>> Begin Dataset section

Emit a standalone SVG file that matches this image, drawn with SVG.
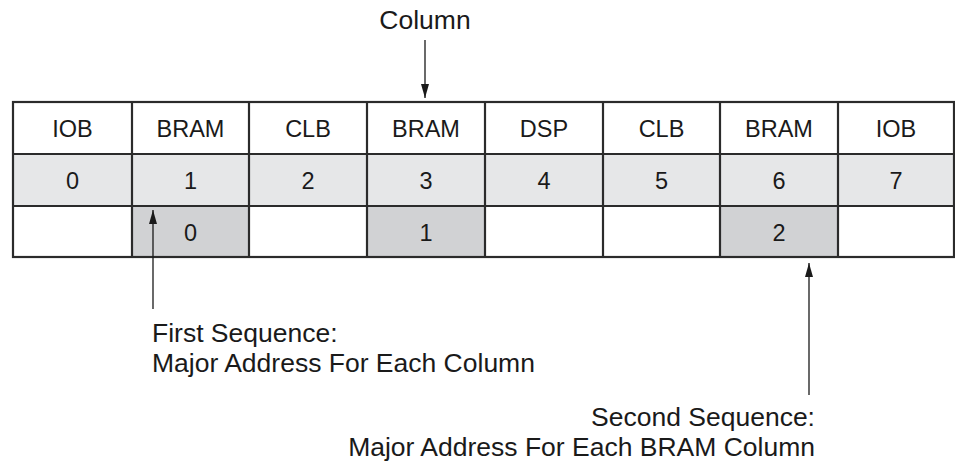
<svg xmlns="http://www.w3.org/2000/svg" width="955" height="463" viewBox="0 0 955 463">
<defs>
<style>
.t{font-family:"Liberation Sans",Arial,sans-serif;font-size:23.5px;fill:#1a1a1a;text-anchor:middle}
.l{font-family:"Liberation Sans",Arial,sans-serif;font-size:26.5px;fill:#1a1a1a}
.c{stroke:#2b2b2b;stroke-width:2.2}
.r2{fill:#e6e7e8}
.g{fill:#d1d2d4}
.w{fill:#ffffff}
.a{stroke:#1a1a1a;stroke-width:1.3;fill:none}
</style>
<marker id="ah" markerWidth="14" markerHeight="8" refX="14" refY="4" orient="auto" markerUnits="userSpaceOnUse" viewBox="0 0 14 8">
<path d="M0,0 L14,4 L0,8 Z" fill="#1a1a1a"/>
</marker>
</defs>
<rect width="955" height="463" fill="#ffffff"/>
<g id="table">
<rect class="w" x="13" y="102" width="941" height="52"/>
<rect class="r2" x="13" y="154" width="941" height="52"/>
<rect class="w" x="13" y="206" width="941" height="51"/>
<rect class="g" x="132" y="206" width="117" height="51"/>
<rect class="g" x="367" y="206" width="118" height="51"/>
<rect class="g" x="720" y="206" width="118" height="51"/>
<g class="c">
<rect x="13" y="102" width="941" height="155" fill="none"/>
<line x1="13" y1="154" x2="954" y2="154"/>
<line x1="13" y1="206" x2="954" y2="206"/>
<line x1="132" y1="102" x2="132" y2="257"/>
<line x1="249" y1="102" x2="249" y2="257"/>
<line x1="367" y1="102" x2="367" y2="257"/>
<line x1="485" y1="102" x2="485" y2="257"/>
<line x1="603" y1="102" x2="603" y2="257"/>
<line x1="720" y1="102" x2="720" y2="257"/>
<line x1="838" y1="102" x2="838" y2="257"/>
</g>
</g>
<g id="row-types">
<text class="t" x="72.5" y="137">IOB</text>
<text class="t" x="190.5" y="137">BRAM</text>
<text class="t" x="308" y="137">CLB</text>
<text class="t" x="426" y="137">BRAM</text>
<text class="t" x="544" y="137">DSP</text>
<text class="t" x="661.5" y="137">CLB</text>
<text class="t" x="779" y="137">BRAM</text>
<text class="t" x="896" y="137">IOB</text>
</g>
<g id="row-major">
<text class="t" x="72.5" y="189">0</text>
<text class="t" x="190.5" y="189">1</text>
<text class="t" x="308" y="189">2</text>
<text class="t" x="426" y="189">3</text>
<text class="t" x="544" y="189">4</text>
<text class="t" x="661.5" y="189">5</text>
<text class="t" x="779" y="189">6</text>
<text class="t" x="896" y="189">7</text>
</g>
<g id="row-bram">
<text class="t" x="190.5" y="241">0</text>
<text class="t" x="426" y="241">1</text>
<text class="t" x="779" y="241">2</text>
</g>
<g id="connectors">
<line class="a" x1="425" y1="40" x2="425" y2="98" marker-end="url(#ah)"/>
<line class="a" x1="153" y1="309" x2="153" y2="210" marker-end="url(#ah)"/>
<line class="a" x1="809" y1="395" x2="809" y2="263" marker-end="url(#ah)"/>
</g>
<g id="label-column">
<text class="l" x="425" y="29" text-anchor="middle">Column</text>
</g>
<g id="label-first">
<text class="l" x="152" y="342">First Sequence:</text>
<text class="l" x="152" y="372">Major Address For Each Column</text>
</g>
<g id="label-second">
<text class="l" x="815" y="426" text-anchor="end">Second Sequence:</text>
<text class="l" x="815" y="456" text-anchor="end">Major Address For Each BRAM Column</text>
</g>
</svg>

>> End Dataset section

**What this task involves**. Give the data above again in full and unchanged, skipping the pictures.

**Answer to the exercise**.
Emit a standalone SVG file that matches this image, drawn with SVG.
<svg xmlns="http://www.w3.org/2000/svg" width="955" height="463" viewBox="0 0 955 463">
<defs>
<style>
.t{font-family:"Liberation Sans",Arial,sans-serif;font-size:23.5px;fill:#1a1a1a;text-anchor:middle}
.l{font-family:"Liberation Sans",Arial,sans-serif;font-size:26.5px;fill:#1a1a1a}
.c{stroke:#2b2b2b;stroke-width:2.2}
.r2{fill:#e6e7e8}
.g{fill:#d1d2d4}
.w{fill:#ffffff}
.a{stroke:#1a1a1a;stroke-width:1.3;fill:none}
</style>
<marker id="ah" markerWidth="14" markerHeight="8" refX="14" refY="4" orient="auto" markerUnits="userSpaceOnUse" viewBox="0 0 14 8">
<path d="M0,0 L14,4 L0,8 Z" fill="#1a1a1a"/>
</marker>
</defs>
<rect width="955" height="463" fill="#ffffff"/>
<g id="table">
<rect class="w" x="13" y="102" width="941" height="52"/>
<rect class="r2" x="13" y="154" width="941" height="52"/>
<rect class="w" x="13" y="206" width="941" height="51"/>
<rect class="g" x="132" y="206" width="117" height="51"/>
<rect class="g" x="367" y="206" width="118" height="51"/>
<rect class="g" x="720" y="206" width="118" height="51"/>
<g class="c">
<rect x="13" y="102" width="941" height="155" fill="none"/>
<line x1="13" y1="154" x2="954" y2="154"/>
<line x1="13" y1="206" x2="954" y2="206"/>
<line x1="132" y1="102" x2="132" y2="257"/>
<line x1="249" y1="102" x2="249" y2="257"/>
<line x1="367" y1="102" x2="367" y2="257"/>
<line x1="485" y1="102" x2="485" y2="257"/>
<line x1="603" y1="102" x2="603" y2="257"/>
<line x1="720" y1="102" x2="720" y2="257"/>
<line x1="838" y1="102" x2="838" y2="257"/>
</g>
</g>
<g id="row-types">
<text class="t" x="72.5" y="137">IOB</text>
<text class="t" x="190.5" y="137">BRAM</text>
<text class="t" x="308" y="137">CLB</text>
<text class="t" x="426" y="137">BRAM</text>
<text class="t" x="544" y="137">DSP</text>
<text class="t" x="661.5" y="137">CLB</text>
<text class="t" x="779" y="137">BRAM</text>
<text class="t" x="896" y="137">IOB</text>
</g>
<g id="row-major">
<text class="t" x="72.5" y="189">0</text>
<text class="t" x="190.5" y="189">1</text>
<text class="t" x="308" y="189">2</text>
<text class="t" x="426" y="189">3</text>
<text class="t" x="544" y="189">4</text>
<text class="t" x="661.5" y="189">5</text>
<text class="t" x="779" y="189">6</text>
<text class="t" x="896" y="189">7</text>
</g>
<g id="row-bram">
<text class="t" x="190.5" y="241">0</text>
<text class="t" x="426" y="241">1</text>
<text class="t" x="779" y="241">2</text>
</g>
<g id="connectors">
<line class="a" x1="425" y1="40" x2="425" y2="98" marker-end="url(#ah)"/>
<line class="a" x1="153" y1="309" x2="153" y2="210" marker-end="url(#ah)"/>
<line class="a" x1="809" y1="395" x2="809" y2="263" marker-end="url(#ah)"/>
</g>
<g id="label-column">
<text class="l" x="425" y="29" text-anchor="middle">Column</text>
</g>
<g id="label-first">
<text class="l" x="152" y="342">First Sequence:</text>
<text class="l" x="152" y="372">Major Address For Each Column</text>
</g>
<g id="label-second">
<text class="l" x="815" y="426" text-anchor="end">Second Sequence:</text>
<text class="l" x="815" y="456" text-anchor="end">Major Address For Each BRAM Column</text>
</g>
</svg>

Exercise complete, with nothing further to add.